Net Production Expense

The reader is cautioned that this news release contains the term net production expense, which is not a recognized measure under IFRS and is calculated as production and operating expense less processing and gathering income. We use net production expense to determine the current periods’ cash cost of operating expenses and net production and operating expense per boe is used to measure operating efficiency on a comparative basis. This measure approximates our operating costs relative to only our volumes by excluding the approximated operating costs resulting from third party processing and gathering services. Our method of calculating this measure may differ from other companies, and accordingly, it may not be comparable to measures used by other companies.

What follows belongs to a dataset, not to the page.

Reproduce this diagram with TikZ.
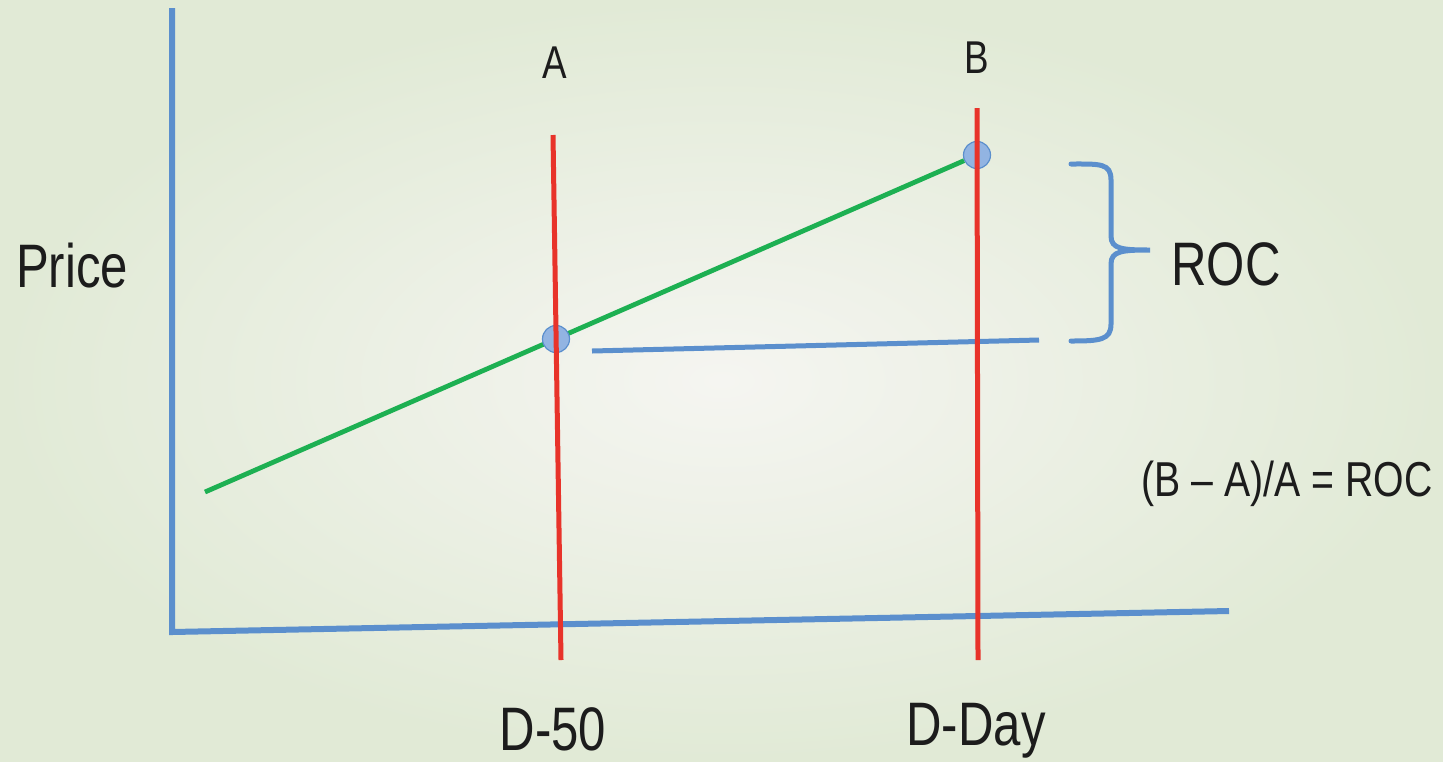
\documentclass[tikz,border=0pt]{standalone}
\usepackage{fontspec}
\setmainfont[FakeStretch=0.8]{Liberation Sans}
\definecolor{axisblue}{RGB}{91,143,205}
\definecolor{markred}{RGB}{232,51,42}
\definecolor{trendgreen}{RGB}{29,176,82}
\definecolor{dotfill}{RGB}{146,180,226}
\definecolor{bginner}{RGB}{245,245,241}
\definecolor{bgouter}{RGB}{225,234,214}
\definecolor{inkblack}{RGB}{28,28,28}

\begin{document}
\begin{tikzpicture}[x=0.5pt, y=-0.5pt,
    axis/.style={color=axisblue, line width=3pt},
    marker/.style={color=markred, line width=2.5pt},
    trend/.style={color=trendgreen, line width=2.4pt},
    dot/.style={circle, draw=axisblue, fill=dotfill, line width=0.6pt, minimum size=13.5pt, inner sep=0pt},
    biglabel/.style={font=\fontsize{30.7}{36}\selectfont, text=inkblack, anchor=base, inner sep=0pt},
    smalllabel/.style={font=\fontsize{23}{27}\selectfont, text=inkblack, anchor=base, inner sep=0pt}]

    % 1. Background
    \shade[inner color=bginner, outer color=bgouter] (0,0) rectangle (1443,761);
    \useasboundingbox (0,0) rectangle (1443,761);

    % 2. Axes
    \coordinate (origin) at (172,632);
    \coordinate (ytop) at (172,8);
    \coordinate (xend) at (1229,611);
    \draw[axis] (ytop) -- (origin) -- (xend);

    % 3. Price trend and level of A
    \coordinate (trendstart) at (205,492);
    \node[dot] (ptB) at (977,155) {};
    \draw[trend] (trendstart) -- (ptB);
    \node[dot] (ptA) at (556,339) {};
    \coordinate (levelstart) at (592,351);
    \coordinate (levelend) at (1039,340);
    \draw[axis, line width=2.5pt] (levelstart) -- (levelend);

    % 4. Day markers
    \coordinate (redAtop) at (553,135);
    \coordinate (redAbot) at (561,660);
    \coordinate (redBtop) at (977,108);
    \coordinate (redBbot) at (978,660);
    \draw[marker] (redAtop) -- (redAbot);
    \draw[marker] (redBtop) -- (redBbot);

    % 5. Brace for the change
    \coordinate (bracetip) at (1150,250);
    \draw[axis, line width=2.5pt, line cap=round]
        (1071,164) .. controls (1100,164) and (1111,163) .. (1111,180) -- (1111,236)
        .. controls (1111,249) and (1122,250) .. (bracetip)
        .. controls (1122,250) and (1111,251) .. (1111,264) -- (1111,324)
        .. controls (1111,340) and (1100,341) .. (1071,341);

    % 6. Labels
    \node[smalllabel] (lblA) at (555,78) {A};
    \node[smalllabel] (lblB) at (977,73) {B};
    \node[biglabel] (lblprice) at (72,287) {Price};
    \node[biglabel, anchor=base west] (lblroc) at (1171,285) {ROC};
    \node[biglabel] (lbld50) at (553,750) {D-50};
    \node[biglabel] (lblday) at (976,745) {D-Day};
    \node[smalllabel, font=\fontsize{24.5}{29}\selectfont] (lblformula) at (1287,496) {(B – A)/A = ROC};

\end{tikzpicture}
\end{document}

Adjusted Funds Flow (Outflow)

The reader is cautioned that this news release contains the term adjusted funds flow (outflow), which is not a recognized measure under IFRS and is calculated from cash inflow (outflow) from operations adjusted for changes in non-cash working capital related to operations, exploration and evaluation expenses related to operations, provision expenditures related to operations and severance/transaction costs. We believe that adjusted funds flow (outflow) is a key measure to assess our ability to finance capital expenditures and when debt is drawn, debt repayments. Adjusted funds flow (outflow) is not intended to represent cash inflow (outflow) from operating activities, net earnings or other measures of financial performance calculated in accordance with IFRS and should not be construed as an alternative to, or more meaningful than, cash inflow (outflow) from operating activities as determined in accordance with IFRS as an indicator of our financial performance. Our method of calculating this measure may differ from other companies, and accordingly, it may not be comparable to measures used by other companies. Adjustments to cash inflow (outflow) from operations are for changes in non-cash operating working capital which are expected to reverse and for those costs that are not directly caused by lifting production volumes.

Net Debt

The reader is cautioned that this news release contains the term net debt, which is not a recognized measure under IFRS and is calculated as bank debt adjusted for current assets less current liabilities as they appear on the balance sheets, both of which exclude mark-to-market derivative contracts and assets and liabilities held for sale and current liabilities excludes any current portion of debt, deferred customer obligations, lease liabilities and provisions. We use net debt to assist us in understanding our liquidity at specific points in time. We exclude the current portion of provisions, lease liabilities and the deferred customer obligation as they are not financial instruments. Mark-to-market derivative contracts and assets and liabilities held for sale are excluded as they are unrealized.

Barrels of Oil Equivalent

Barrels of oil equivalent (boe) is calculated using the conversion factor of 6 mcf (thousand cubic feet) of natural gas being equivalent to one barrel of oil. Boes may be misleading, particularly if used in isolation. A boe conversion ratio of 6 mcf:1 bbl (barrel) is based on an energy equivalency conversion method primarily applicable at the burner tip and does not represent a value equivalency at the wellhead. Given that the value ratio based on the current price of crude oil as compared to natural gas is significantly different from the energy equivalency of 6:1, utilizing a conversion on a 6:1 basis may be misleading as an indication of value.

Reserve Life Index

The reader is also cautioned that this news release contains the term reserve life index (“RLI”), which is not a recognized measure under International Financial Reporting Standards (“IFRS”). Management believes that this measure is a useful supplemental measure of the length of time the reserves would be produced over at the rate used in the calculation. Readers are cautioned, however, that this measure should not be construed as an alternative to other terms determined in accordance with IFRS as a measure of performance. Our method of calculating this measure may differ from other companies, and accordingly, they may not be comparable to measures used by other companies.